Andrew Kanyemba, senior grains analyst at market insight firm Expana, expects the impact of rising global nitrogen fertiliser prices to be more significant for next year’s wheat crop.
He said: “At this stage, there are no immediate nitrogen shortages in the EU.
“Farmers have already secured most of their requirements earlier in the campaign, partly in line with seasonal buying patterns and partly to avoid higher costs linked to recent EU trade policy changes.
“However, higher prices are narrowing options for the next crop cycle. The immediate risk is that some EU farmers may slightly reduce their application rates for the 2026 crop, as they look to manage exposure to higher-priced inputs ahead of the 2027 harvest.”
He said the main impact of reduced application rates for the 2026-27 crop was likely to be on quality rather than yields, which could tighten the availability of milling wheat and widen the spread between milling and feed wheat.

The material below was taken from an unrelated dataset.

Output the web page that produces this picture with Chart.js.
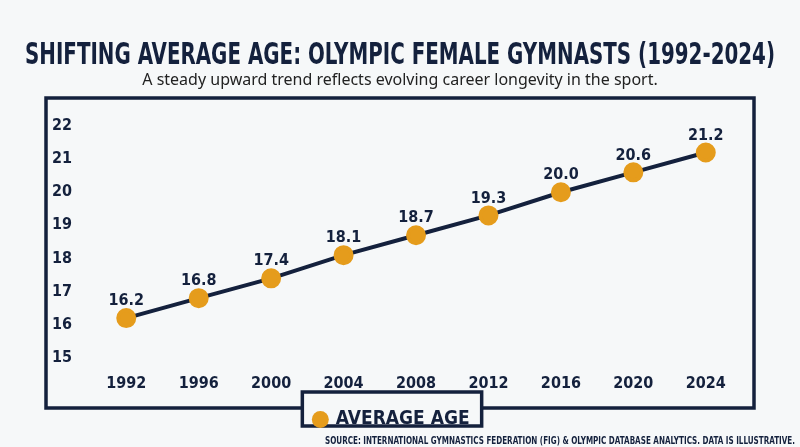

Meanwhile, the International Grains Council has forecast world grain output to fall in 2026-27.
Supply chain impact
The conflict in the Middle East is impacting the whole supply chain; however, major agricultural supplier Wynnstay appears to be weathering the storm.
At its AGM on 24 March, it confirmed that trade during the first four months of the financial year were ahead of the same period last year.
It added that while there remained a risk of cost inflation, including fuel and other inputs, arising from ongoing geopolitical uncertainty, it was not expecting it to have an adverse impact on the business.
Outgoing chairman Steve Ellwood said: “The arable division has traded strongly, reflecting a solid first quarter in fertiliser, with higher year-on-year volumes.
“The division has also benefited from the realisation of a long stock position in a rising and volatile market during March, influenced by events in the Middle East.”
He said the impact on the business would largely depend on the duration of the conflict, any disruption to supply routes, and global commodity price movements.